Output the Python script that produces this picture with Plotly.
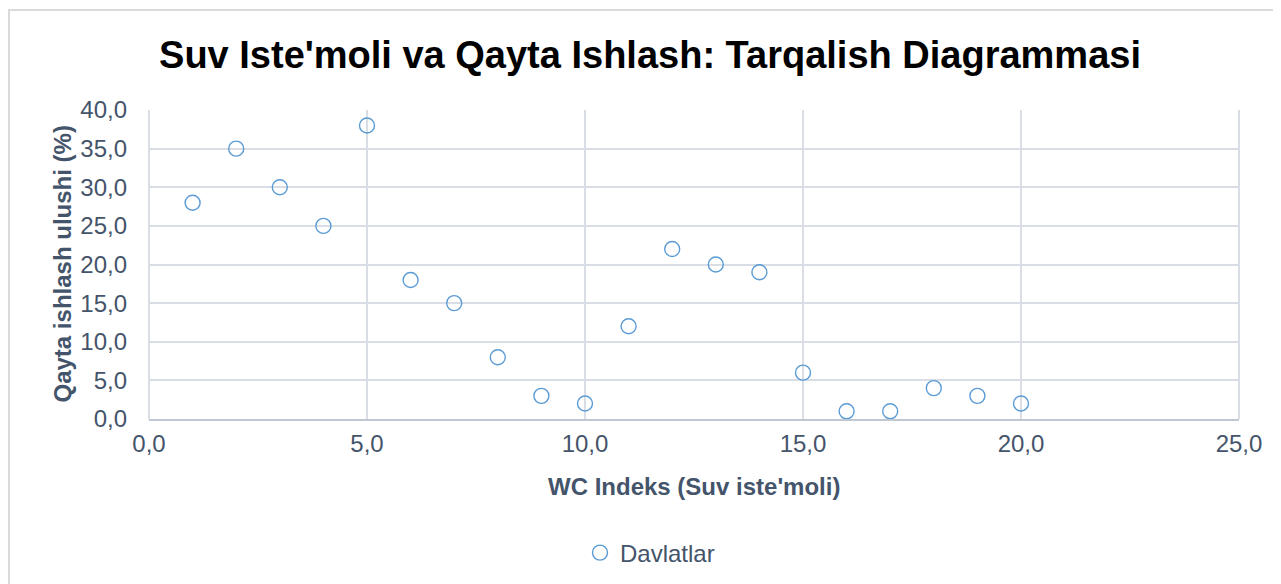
import plotly.graph_objects as go

wc_index = [1, 2, 3, 4, 5, 6, 7, 8, 9, 10, 11, 12, 13, 14, 15, 16, 17, 18, 19, 20]
recycling_share = [28, 35, 30, 25, 38, 18, 15, 8, 3, 2, 12, 22, 20, 19, 6, 1, 1, 4, 3, 2]
series_name = "Davlatlar"
title_text = "Suv Iste'moli va Qayta Ishlash: Tarqalish Diagrammasi"
x_title = "WC Indeks (Suv iste'moli)"
y_title = "Qayta ishlash ulushi (%)"

txt = "#44546A"
grid = "#D9DEE6"
FONT = "Liberation Sans, Arial, sans-serif"

PW, PH = 1090, 309  # plot area pixels

fig = go.Figure()
fig.add_trace(go.Scatter(
    x=wc_index, y=recycling_share, mode="markers", name=series_name,
    marker=dict(symbol="circle-open", size=15, color="#5B9BD5", line=dict(width=1.4, color="#5B9BD5")),
))

fig.update_layout(
    width=1281, height=584,
    paper_bgcolor="white", plot_bgcolor="white",
    margin=dict(l=141, r=50, t=102, b=173),
    separators=",.",
    font=dict(family=FONT, color=txt, size=24),
    title=dict(text="<b>" + title_text + "</b>", x=(642 - 141) / PW, xanchor="center",
               xref="paper", y=1 - 47 / 584, yanchor="middle",
               font=dict(size=38, color="black", family=FONT)),
    xaxis=dict(range=[0, 25], dtick=5, tick0=0, tickformat=".1f", showgrid=True, gridcolor=grid, gridwidth=2,
               showline=True, linecolor="#BFC7D3", linewidth=2, zeroline=False, ticks="", ticklabelstandoff=2,
               tickfont=dict(size=24, color=txt)),
    yaxis=dict(range=[0, 40], dtick=5, tick0=0, tickformat=".1f", showgrid=True, gridcolor=grid, gridwidth=2,
               showline=False, zeroline=False, ticks="", ticklabelstandoff=21,
               tickfont=dict(size=24, color=txt)),
    legend=dict(orientation="h", x=(642 - 141) / PW, xanchor="center", y=-134 / PH, yanchor="middle",
                font=dict(size=24, color=txt), itemwidth=30),
    showlegend=True,
)

# axis titles
fig.add_annotation(text="<b>" + x_title + "</b>", xref="paper", yref="paper", x=0.5, y=0,
                   yshift=-67, showarrow=False, xanchor="center", yanchor="middle",
                   font=dict(size=24, color=txt, family=FONT))
fig.add_annotation(text="<b>" + y_title + "</b>", xref="paper", yref="paper", x=0, y=0.5,
                   xshift=-87, textangle=-90, showarrow=False, xanchor="center", yanchor="middle",
                   font=dict(size=24, color=txt, family=FONT))

# plot area left & right borders (gridline style)
fig.add_shape(type="line", xref="paper", yref="paper", x0=1, x1=1, y0=0, y1=1, line=dict(color=grid, width=2))
fig.add_shape(type="line", xref="paper", yref="paper", x0=0, x1=0, y0=0, y1=1, line=dict(color=grid, width=2))
# chart outer border
fig.add_shape(type="rect", xref="paper", yref="paper",
              x0=-140 / PW, x1=1 + 90 / PW, y0=-200 / PH, y1=1 + 100 / PH,
              line=dict(color="#D9D9D9", width=2), layer="below")

fig.write_html("out.html")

**Task objective**
Take the lines from the start of the material to the line with "PW, PH = 1090, 309", both included, and transcribe them exactly without the pictures.

**Answer to the exercise**
Output the Python script that produces this picture with Plotly.
import plotly.graph_objects as go

wc_index = [1, 2, 3, 4, 5, 6, 7, 8, 9, 10, 11, 12, 13, 14, 15, 16, 17, 18, 19, 20]
recycling_share = [28, 35, 30, 25, 38, 18, 15, 8, 3, 2, 12, 22, 20, 19, 6, 1, 1, 4, 3, 2]
series_name = "Davlatlar"
title_text = "Suv Iste'moli va Qayta Ishlash: Tarqalish Diagrammasi"
x_title = "WC Indeks (Suv iste'moli)"
y_title = "Qayta ishlash ulushi (%)"

txt = "#44546A"
grid = "#D9DEE6"
FONT = "Liberation Sans, Arial, sans-serif"

PW, PH = 1090, 309  # plot area pixels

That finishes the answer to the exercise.